Prelude to the Battle
On June 8, 1861, Tennessee became the last Southern state to secede from the Union. The decision, however, was far from unanimous. In the eastern part of the state, voters rejected the referendum on secession by about 20,000 votes. Starting an independent secessionist movement, citizens of East Tennessee petitioned the state legislature to form a new state that would remain in the Union. The governor responded by sending military personnel to Knoxville to enforce the statewide vote for secession from the Union. Despite attempts to coerce the population, most residents of East Tennessee and Knoxville remained pro-Union throughout the American Civil War.
After the Civil War began, President Abraham Lincoln considered the liberation of East Tennessee to be of paramount importance. Beyond the moral and political duty to support the loyal citizens of that part of the Union, East Tennessee was strategically valuable. The main railway connecting the Confederate capital at Richmond, Virginia to Chattanooga, Tennessee, and on to the Deep South ran through Knoxville. In addition, East Tennessee farmers produced large amounts of food supplies that could sustain whichever side controlled the area.
Despite its strategic importance and being high on the president’s list of priorities, events in other theaters of the war delayed major Union action in East Tennessee until Major General Ambrose Burnside and his Army of the Ohio moved to occupy the area in the summer of 1863.
Burnside Advances toward Knoxville
Lincoln reassigned Burnside as commander of the Department of the Ohio on January 26, 1863, following Burnside’s brief and unsuccessful tenure leading the Army of the Potomac. Burnside arrived in Cincinnati, Ohio in March, and following some controversial confrontations with Copperheads, he turned his attention to Knoxville. Burnside left Cincinnati on June 2, 1863, and marched two corps, the 9th, and 13th, to Lexington, Kentucky.
Upon arriving in Lexington, Major General Ulysses S. Grant delayed Burnside’s plans when he ordered the 9th Corps to reinforce the Union offensive to seize the Confederate stronghold at Vicksburg, Mississippi. While awaiting the return of the 9th Corps, Burnside ordered a small combined force of cavalry and infantry to conduct raids near Knoxville, destroying railroads and communications lines. On August 6, Burnside resumed his advance from Lexington to Knoxville, planning to reunite with the 9th Corps along the way.
Burnside Bypasses the Cumberland Gap
The most direct route from Lexington to Knoxville passed through the Cumberland Gap, which Confederate soldiers commanded by Brigadier General John Frazer defended. Instead of launching a direct assault on the Rebel defenders, Burnside marched two divisions of his army over forty miles of rugged terrain around the Cumberland Gap toward Knoxville.
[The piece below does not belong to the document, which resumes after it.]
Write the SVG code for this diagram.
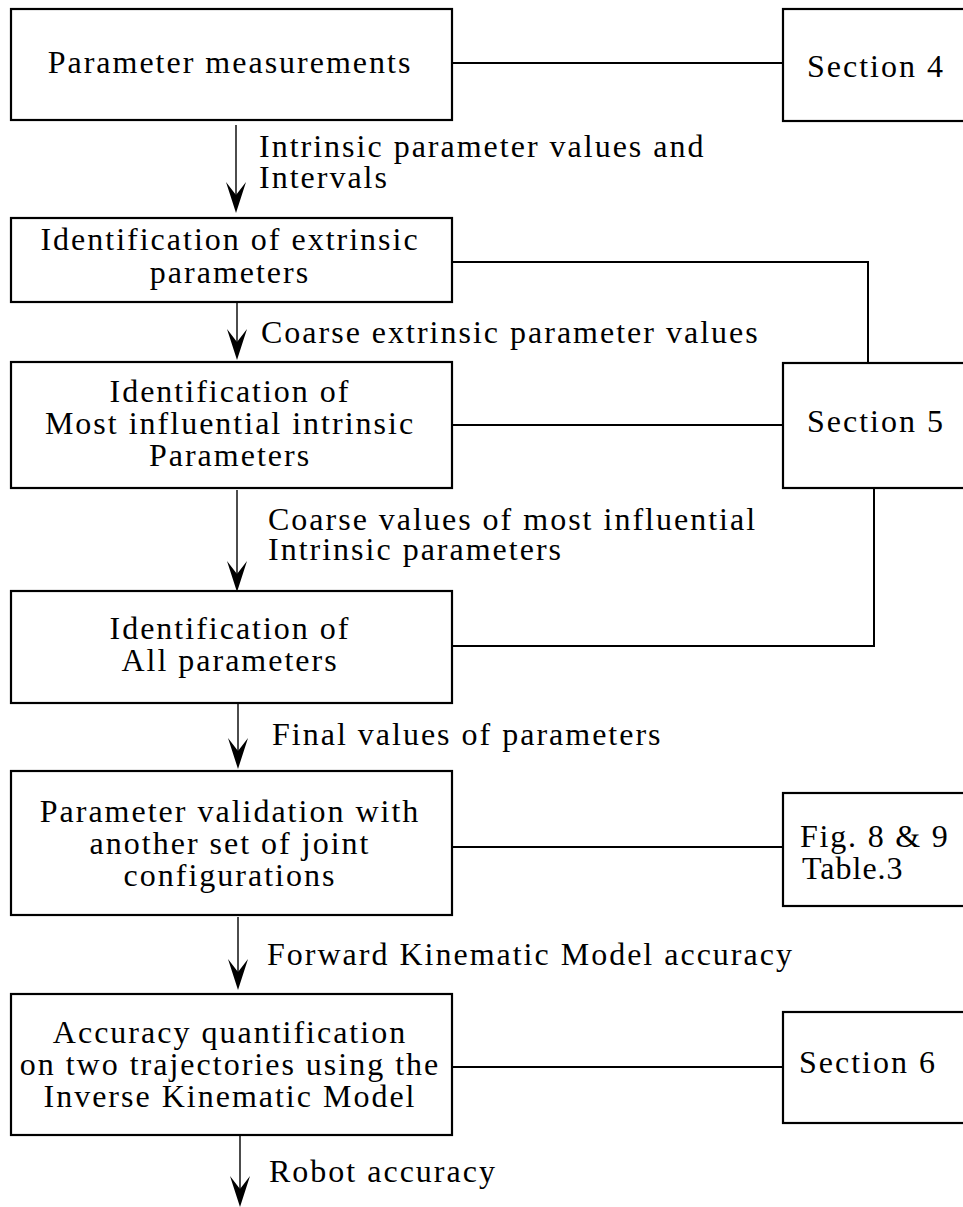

Burnside Occupies Knoxville
Events occurring in the Chickamauga Campaign had forced Frazer’s commander Major General Simon B. Buckner to move most of his army to southern Tennessee, leaving only a token force to defend Knoxville. When Burnside’s cavalry reached Knoxville on September 2, they faced almost no opposition. The next day, the citizens of Knoxville welcomed Burnside when he marched his army into the city.
Confederate Surrender at Cumberland Gap
After occupying Knoxville, Burnside returned his attention to the 2,300 Confederate holdouts at the Cumberland Gap who refused to surrender, despite being threatened from the north by a division Burnside had left behind. On September 7, Burnside marched a brigade sixty miles in fifty-two hours from Knoxville to the Cumberland Gap, blocking any Confederate escape to the south. After Frazer realized that Burnside had surrounded him with a larger force, he surrendered on September 9.
Aftermath of the Battle
After the battle of Cumberland Gap, except for some Rebel cavalry raids and federal efforts to clear the area, East Tennessee remained relatively quiet until November 1863 when Confederate General James Longstreet launched his Knoxville Campaign.